The current series of The Apprentice continues where the last one left with, functioning as an unintentional but brutal satire of business. You have to remind yourself that this is not some Generation Game-style exercise in which plucky amateurs are pulled off the streets to perform high-skill jobs with which they are unfamiliar. The would-be Apprentices are already, incredibly, already successful in business. Last night's task, in which they were asked to brand and advertise trainers, turned into some gruesome combination of The Office and Ali G, which was every bit as excruciating as that description implies. Not just people from "the street" live on a street,' mused Jadine, leader of a team whose 'big idea' was a brand called 'Street'. 'We all live on a street. We're all going down the street.' Despite including 'advertising managers' and 'global brand consultants' among their number, the two teams came up with concepts so inept that they would have been laughed off by a recalcitrant GCSE Media Studies class. 'Reclaim the Street...' 'Music is your sole'...
What continually amazes me about the Apprentice is how poor the contenders are at bread-and-butter business skills such as pitching. Katie's pitch last night was so sublimely bad that it was barely watchable - like a painfully extended recurring nightmare of every poorly-prepared job interview experience you've ever endured. Yet Katie herself relished the pitch. 'This is what I enjoy, what I'm good at.'
Katie is this year's justly reviled object of tabloid loathing: what the Mirror called a 'revolting horse-faced toff' whose cheeks have that particular kind of rosiness which is a genetic marker of the hyper-privileged English. Katie has rightly been attacked for her snobbery, but what is really striking about her is the discrepancy between her self-belief and her actual incompetence. She routinely confuses accent with intelligence, and has managed to convince everyone that she is clever simply because she is well-spoken.
Katie, in fact, is a perfect illustration of the unwarranted class confidence that IT recently identified as the main commodity which British public schools have to sell. When last night Sugar confronted her with the fact that she had been on the losing side six times (out of eight), Katie's already rosy cheeks further reddened, not from embarrassment (to which the idiot confidence of her expensively constructed character armour renders her immune) but from anger. Katie presides over disaster after disaster, but her self-belief never wavers.

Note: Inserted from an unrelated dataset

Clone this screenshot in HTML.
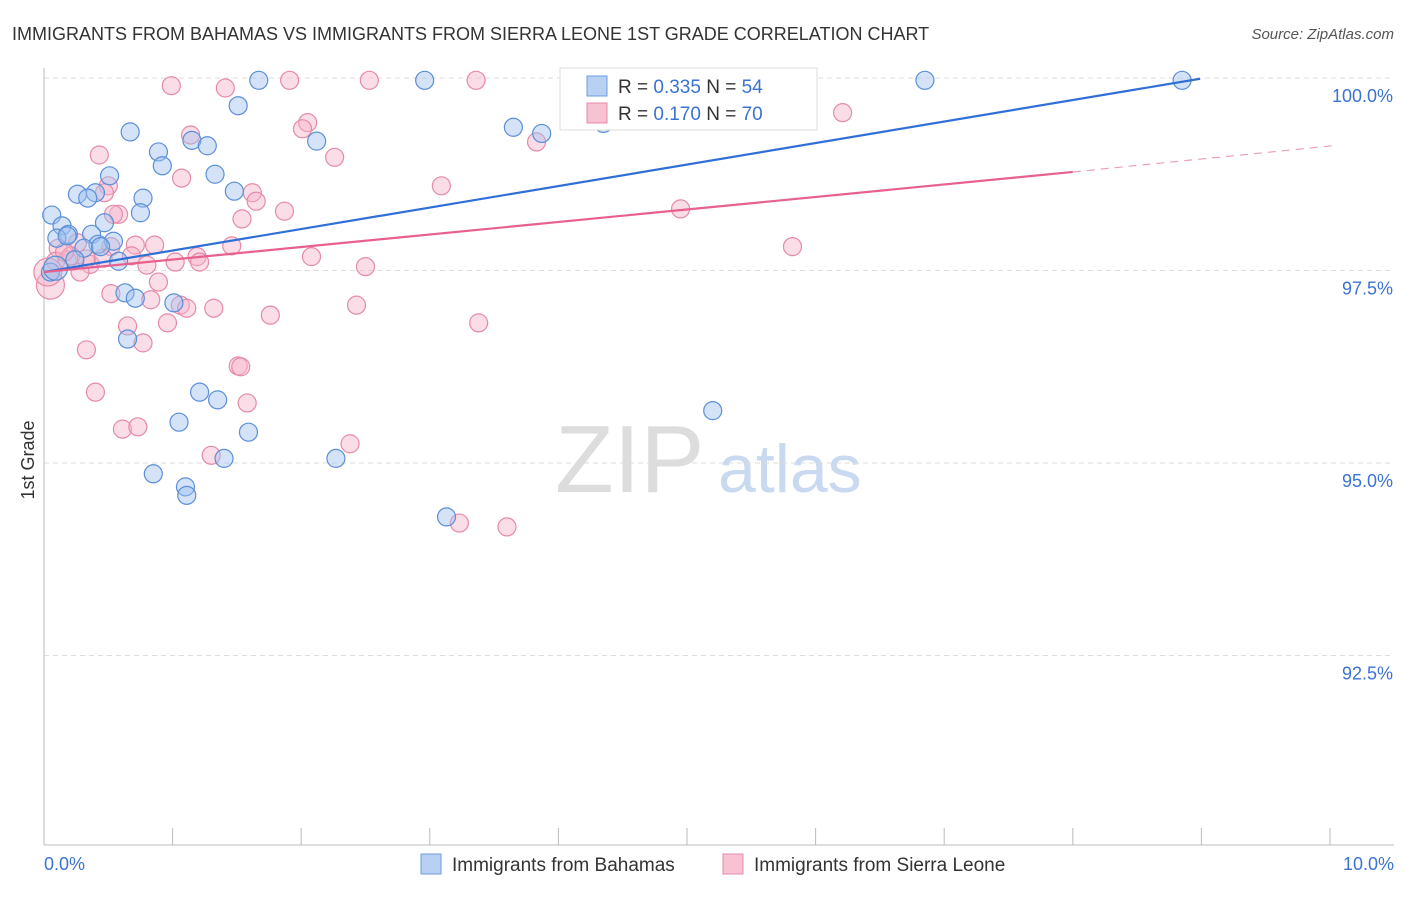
<!DOCTYPE html>
<html><head><meta charset="utf-8"><style>
body{margin:0;background:#fff;font-family:"Liberation Sans",sans-serif;}
svg text{font-family:"Liberation Sans",sans-serif;}
</style></head><body>
<svg id="chart" width="1406" height="892">
<text x="12" y="40" font-size="18" fill="#333">IMMIGRANTS FROM BAHAMAS VS IMMIGRANTS FROM SIERRA LEONE 1ST GRADE CORRELATION CHART</text>
<text x="1394" y="39" font-size="15" fill="#555" font-style="italic" text-anchor="end">Source: ZipAtlas.com</text>
<text x="34" y="460" font-size="18" fill="#333" transform="rotate(-90 34 460)" text-anchor="middle">1st Grade</text>
<text x="555" y="492" font-size="96" fill="#ddd" font-family="Liberation Serif">ZIP</text>
<text x="718" y="492" font-size="68" fill="#c9d9f0">atlas</text>
<g id="grid"></g><g id="axes"></g><g id="pts"></g><g id="lines"></g>
<g>
<rect x="560" y="68" width="257" height="62" fill="#fff" stroke="#ddd"/>
<rect x="587" y="76" width="20" height="20" fill="#b8d0f2" stroke="#6c9ce0"/>
<text x="618" y="93" font-size="19" fill="#333">R = <tspan fill="#3b73d1">0.335</tspan>   N = <tspan fill="#3b73d1">54</tspan></text>
<rect x="587" y="103" width="20" height="20" fill="#f7c3d3" stroke="#e58aa8"/>
<text x="618" y="120" font-size="19" fill="#333">R = <tspan fill="#3b73d1">0.170</tspan>   N = <tspan fill="#3b73d1">70</tspan></text>
</g>
<g>
<rect x="421" y="854" width="20" height="20" fill="#b8d0f2" stroke="#6c9ce0"/>
<text x="452" y="871" font-size="19" fill="#333">Immigrants from Bahamas</text>
<rect x="723" y="854" width="20" height="20" fill="#f7c3d3" stroke="#e58aa8"/>
<text x="754" y="871" font-size="19" fill="#333">Immigrants from Sierra Leone</text>
</g>
</svg>
<script>
const xTicks=[0,1,2,3,4,5,6,7,8,9,10];
const yTicks=[92.5,95.0,97.5,100.0];
const bahamasX=[1.67,2.96,6.85,8.85,5.91,1.51,0.67,0.89,0.92,1.15,1.27,1.33,0.51,1.48,0.77,0.26,0.40,0.34,0.75,0.06,0.14,0.47,0.19,0.37,0.54,0.42,0.10,0.18,0.31,0.58,0.05,0.63,0.71,1.01,0.65,1.21,1.35,1.05,1.59,1.40,2.27,0.85,1.10,1.11,3.13,5.20,3.65,3.87,2.12,4.35,4.93,0.09,0.24,0.44];
const bahamasY=[99.97,99.97,99.97,99.97,99.97,99.64,99.30,99.04,98.86,99.19,99.12,98.75,98.73,98.53,98.44,98.49,98.51,98.44,98.25,98.22,98.08,98.12,97.97,97.97,97.88,97.84,97.92,97.95,97.79,97.62,97.48,97.21,97.14,97.08,96.61,95.92,95.82,95.53,95.40,95.06,95.06,94.86,94.69,94.58,94.30,95.68,99.36,99.28,99.18,99.41,99.97,97.53,97.64,97.81];
const sierraX=[0.99,1.41,1.91,2.53,3.36,6.21,1.14,2.05,2.01,2.26,0.43,1.07,0.50,0.47,1.62,1.65,1.87,1.54,0.58,0.54,3.09,4.95,3.83,1.46,0.86,0.71,0.52,0.26,0.11,0.09,0.18,0.21,0.36,0.28,1.02,1.19,1.21,2.08,2.50,0.80,0.68,0.89,0.52,0.83,1.06,1.11,1.32,1.76,2.43,0.65,0.96,0.77,0.33,3.38,1.51,1.53,0.40,1.58,0.61,0.73,2.38,1.30,3.23,3.60,5.82,0.05,0.03,0.16,0.33,0.46];
const sierraY=[99.90,99.87,99.97,99.97,99.97,99.55,99.26,99.42,99.34,98.97,99.00,98.70,98.60,98.51,98.51,98.40,98.27,98.17,98.23,98.23,98.60,98.30,99.17,97.82,97.83,97.83,97.81,97.86,97.79,97.62,97.64,97.69,97.58,97.48,97.61,97.68,97.61,97.68,97.55,97.57,97.69,97.35,97.20,97.12,97.05,97.01,97.01,96.92,97.05,96.78,96.82,96.56,96.47,96.82,96.26,96.25,95.92,95.78,95.44,95.47,95.25,95.10,94.22,94.17,97.81,97.31,97.48,97.74,97.65,97.66];
const bahamasTrend=[[0,97.48],[8.99,99.99]];
const sierraTrend=[[0,97.48],[8.0,98.78]];
const sierraTrendExt=[[8.0,98.78],[10.02,99.12]];
const NS="http://www.w3.org/2000/svg";
const X=v=>44+v*128.6, Y=v=>78+(100-v)*77;
function mk(t,a,p){const e=document.createElementNS(NS,t);for(const k in a)e.setAttribute(k,a[k]);p.appendChild(e);return e;}
const grid=document.getElementById('grid'),axes=document.getElementById('axes');
yTicks.forEach(v=>{
 const l=mk('line',{x1:44,x2:1394,y1:Y(v),y2:Y(v),stroke:'#ddd','stroke-dasharray':'5,4'},grid);
 
 
 const t=mk('text',{x:1393,y:Y(v)+24,'font-size':18,fill:'#3b73d1','text-anchor':'end'},axes);
 t.textContent=v.toFixed(1)+'%';
 
 
});
mk('line',{x1:44,x2:44,y1:68,y2:845,stroke:'#bbb'},axes);
mk('line',{x1:44,x2:1394,y1:845,y2:845,stroke:'#bbb'},axes);
xTicks.forEach(v=>{
 const l=mk('line',{x1:X(v),x2:X(v),y1:828,y2:845,stroke:'#bbb'},axes);
 
 
});
[[0,'0.0%','start',44],[10,'10.0%','end',1394]].forEach(d=>{
 const t=mk('text',{x:d[3],y:870,'font-size':18,fill:'#3b73d1','text-anchor':d[2]},axes);
 t.textContent=d[1];
 
 
});
const pts=document.getElementById('pts');
sierraX.forEach((x,i)=>{
 const c=mk('circle',{cx:X(x),cy:Y(sierraY[i]),r:i>=65&&i<67?14:9,fill:'rgba(247,180,202,0.45)',stroke:'#e58aa8','stroke-width':1.2},pts);
 
 
});
bahamasX.forEach((x,i)=>{
 const c=mk('circle',{cx:X(x),cy:Y(bahamasY[i]),r:i==51?12:9,fill:'rgba(160,192,238,0.45)',stroke:'#5b8fd9','stroke-width':1.2},pts);
 
 
});
const lines=document.getElementById('lines');
const bl=mk('line',{x1:X(bahamasTrend[0][0]),y1:Y(bahamasTrend[0][1]),x2:X(bahamasTrend[1][0]),y2:Y(bahamasTrend[1][1]),stroke:'#2f6fd6','stroke-width':2.2},lines);


const sl=mk('line',{x1:X(sierraTrend[0][0]),y1:Y(sierraTrend[0][1]),x2:X(sierraTrend[1][0]),y2:Y(sierraTrend[1][1]),stroke:'#e8608e','stroke-width':2.2},lines);


const se=mk('line',{x1:X(sierraTrendExt[0][0]),y1:Y(sierraTrendExt[0][1]),x2:X(sierraTrendExt[1][0]),y2:Y(sierraTrendExt[1][1]),stroke:'#eca0b8','stroke-width':1.2,'stroke-dasharray':'8,6'},lines);


</script>
</body></html>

It is not skills or knowledge, still less intelligence that set the likes of Katie apart from working class people who would rather die than go into go into a room of experts and talk nonsense as Katie happily did in last night's episode. Confidence is the class hex, the social sorcery, that Katie and her class possess. Rather than intelligence, this is a kind of useful stupidity, a functional self-delusion. Once again, the Apprentice demonstrates that, far from being some brutally Hobbesian 'reality', business crucially depends upon a tissue of banal fantasies.